What the task asks: Every line holding the string "chart" should be gathered.

Supplied data:

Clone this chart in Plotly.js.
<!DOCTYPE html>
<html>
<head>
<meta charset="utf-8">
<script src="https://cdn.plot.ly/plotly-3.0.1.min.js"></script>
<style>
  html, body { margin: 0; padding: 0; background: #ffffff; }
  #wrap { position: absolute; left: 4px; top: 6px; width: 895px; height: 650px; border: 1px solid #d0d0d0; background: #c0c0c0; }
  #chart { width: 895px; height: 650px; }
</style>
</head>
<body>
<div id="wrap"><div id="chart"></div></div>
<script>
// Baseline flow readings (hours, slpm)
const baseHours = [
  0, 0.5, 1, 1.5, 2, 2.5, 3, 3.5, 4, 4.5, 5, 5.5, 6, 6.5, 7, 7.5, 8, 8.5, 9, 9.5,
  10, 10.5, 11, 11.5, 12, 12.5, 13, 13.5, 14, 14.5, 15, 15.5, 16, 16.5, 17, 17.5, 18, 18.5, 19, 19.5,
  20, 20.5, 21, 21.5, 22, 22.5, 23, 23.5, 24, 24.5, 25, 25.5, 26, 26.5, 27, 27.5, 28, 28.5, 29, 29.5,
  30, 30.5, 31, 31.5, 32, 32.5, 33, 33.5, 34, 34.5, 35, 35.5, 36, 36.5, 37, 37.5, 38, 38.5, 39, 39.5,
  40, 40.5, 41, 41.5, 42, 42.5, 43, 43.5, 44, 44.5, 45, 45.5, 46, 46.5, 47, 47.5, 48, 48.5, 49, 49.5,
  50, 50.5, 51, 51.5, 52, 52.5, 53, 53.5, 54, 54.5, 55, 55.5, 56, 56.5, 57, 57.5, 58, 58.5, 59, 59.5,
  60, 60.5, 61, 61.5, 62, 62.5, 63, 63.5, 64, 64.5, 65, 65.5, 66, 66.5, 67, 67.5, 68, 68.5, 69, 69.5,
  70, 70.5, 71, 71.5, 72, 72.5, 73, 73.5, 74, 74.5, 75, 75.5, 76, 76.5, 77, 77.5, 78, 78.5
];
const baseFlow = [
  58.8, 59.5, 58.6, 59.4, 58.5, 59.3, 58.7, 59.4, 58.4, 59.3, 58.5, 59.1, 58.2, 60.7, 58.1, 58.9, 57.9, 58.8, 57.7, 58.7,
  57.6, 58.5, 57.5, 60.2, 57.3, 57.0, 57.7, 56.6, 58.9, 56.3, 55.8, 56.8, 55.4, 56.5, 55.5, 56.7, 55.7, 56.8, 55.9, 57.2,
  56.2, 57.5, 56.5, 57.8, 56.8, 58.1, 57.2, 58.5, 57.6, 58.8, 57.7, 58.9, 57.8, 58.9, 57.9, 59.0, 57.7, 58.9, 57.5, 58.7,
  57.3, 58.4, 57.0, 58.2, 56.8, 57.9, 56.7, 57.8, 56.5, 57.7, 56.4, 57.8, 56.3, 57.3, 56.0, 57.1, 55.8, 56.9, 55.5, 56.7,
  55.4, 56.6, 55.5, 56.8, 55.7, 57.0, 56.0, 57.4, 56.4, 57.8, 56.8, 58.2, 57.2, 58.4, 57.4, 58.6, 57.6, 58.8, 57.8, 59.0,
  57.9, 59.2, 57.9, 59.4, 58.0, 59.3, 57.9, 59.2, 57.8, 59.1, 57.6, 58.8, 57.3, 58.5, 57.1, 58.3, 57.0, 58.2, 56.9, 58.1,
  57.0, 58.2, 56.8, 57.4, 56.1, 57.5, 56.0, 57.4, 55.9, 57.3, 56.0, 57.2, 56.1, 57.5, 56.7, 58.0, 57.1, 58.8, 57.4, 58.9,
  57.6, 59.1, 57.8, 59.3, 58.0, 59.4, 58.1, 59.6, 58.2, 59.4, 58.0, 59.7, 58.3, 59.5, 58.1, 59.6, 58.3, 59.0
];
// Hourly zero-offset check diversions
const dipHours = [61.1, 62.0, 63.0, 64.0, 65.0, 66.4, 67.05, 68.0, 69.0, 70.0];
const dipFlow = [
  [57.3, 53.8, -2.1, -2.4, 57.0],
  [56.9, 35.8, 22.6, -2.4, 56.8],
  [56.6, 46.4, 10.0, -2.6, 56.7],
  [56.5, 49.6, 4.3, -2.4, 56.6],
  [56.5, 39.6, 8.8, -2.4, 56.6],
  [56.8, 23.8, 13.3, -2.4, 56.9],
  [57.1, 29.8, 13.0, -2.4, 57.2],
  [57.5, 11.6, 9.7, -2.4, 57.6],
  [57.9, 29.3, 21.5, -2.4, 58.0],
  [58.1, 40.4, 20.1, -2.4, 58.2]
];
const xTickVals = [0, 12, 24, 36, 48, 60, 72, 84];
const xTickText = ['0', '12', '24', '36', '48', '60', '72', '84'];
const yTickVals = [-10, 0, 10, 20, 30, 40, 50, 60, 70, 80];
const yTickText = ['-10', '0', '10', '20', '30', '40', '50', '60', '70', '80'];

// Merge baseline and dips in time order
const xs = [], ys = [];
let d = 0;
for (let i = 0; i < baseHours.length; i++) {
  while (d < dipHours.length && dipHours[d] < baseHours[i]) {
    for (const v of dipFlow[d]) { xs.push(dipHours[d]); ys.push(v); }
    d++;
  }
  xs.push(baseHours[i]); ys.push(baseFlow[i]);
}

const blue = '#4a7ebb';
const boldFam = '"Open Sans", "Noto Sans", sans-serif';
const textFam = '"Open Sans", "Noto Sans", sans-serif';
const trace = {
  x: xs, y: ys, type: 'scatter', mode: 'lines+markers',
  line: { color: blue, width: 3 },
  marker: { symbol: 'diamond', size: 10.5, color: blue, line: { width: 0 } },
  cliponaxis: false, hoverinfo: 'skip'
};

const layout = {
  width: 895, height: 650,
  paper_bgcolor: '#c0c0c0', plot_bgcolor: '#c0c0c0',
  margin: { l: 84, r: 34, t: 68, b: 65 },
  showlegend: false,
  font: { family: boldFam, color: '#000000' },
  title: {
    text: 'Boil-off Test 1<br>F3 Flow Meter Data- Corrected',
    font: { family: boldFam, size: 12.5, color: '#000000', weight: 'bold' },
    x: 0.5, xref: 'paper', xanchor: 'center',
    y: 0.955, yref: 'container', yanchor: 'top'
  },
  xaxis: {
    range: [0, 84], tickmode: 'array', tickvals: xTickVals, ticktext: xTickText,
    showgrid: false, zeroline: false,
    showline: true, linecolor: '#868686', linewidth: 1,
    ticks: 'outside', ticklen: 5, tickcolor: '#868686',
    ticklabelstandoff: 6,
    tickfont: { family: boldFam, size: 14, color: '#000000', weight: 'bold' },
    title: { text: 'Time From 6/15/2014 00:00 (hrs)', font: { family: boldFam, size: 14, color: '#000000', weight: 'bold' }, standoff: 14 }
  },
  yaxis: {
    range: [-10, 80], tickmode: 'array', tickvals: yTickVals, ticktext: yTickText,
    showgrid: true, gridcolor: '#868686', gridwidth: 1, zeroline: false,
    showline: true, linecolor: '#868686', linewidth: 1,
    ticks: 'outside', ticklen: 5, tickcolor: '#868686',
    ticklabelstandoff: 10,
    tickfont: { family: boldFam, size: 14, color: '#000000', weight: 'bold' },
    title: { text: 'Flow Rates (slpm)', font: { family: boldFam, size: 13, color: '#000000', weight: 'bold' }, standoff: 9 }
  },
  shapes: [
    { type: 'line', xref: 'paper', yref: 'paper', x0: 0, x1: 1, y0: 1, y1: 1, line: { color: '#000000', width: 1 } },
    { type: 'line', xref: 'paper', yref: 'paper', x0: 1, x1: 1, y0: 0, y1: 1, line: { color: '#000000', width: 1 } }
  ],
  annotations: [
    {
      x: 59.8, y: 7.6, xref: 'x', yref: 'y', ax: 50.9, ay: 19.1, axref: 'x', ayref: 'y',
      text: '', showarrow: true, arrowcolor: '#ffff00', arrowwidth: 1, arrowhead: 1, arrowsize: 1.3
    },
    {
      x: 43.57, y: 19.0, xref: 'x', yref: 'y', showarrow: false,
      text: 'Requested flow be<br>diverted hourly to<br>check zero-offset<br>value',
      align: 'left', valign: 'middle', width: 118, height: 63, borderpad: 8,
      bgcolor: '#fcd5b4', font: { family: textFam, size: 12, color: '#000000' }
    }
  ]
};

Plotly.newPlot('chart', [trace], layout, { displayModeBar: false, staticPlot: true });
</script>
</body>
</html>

Answer to this problem:
Clone this chart in Plotly.js.
  #chart { width: 895px; height: 650px; }
<div id="wrap"><div id="chart"></div></div>
Plotly.newPlot('chart', [trace], layout, { displayModeBar: false, staticPlot: true });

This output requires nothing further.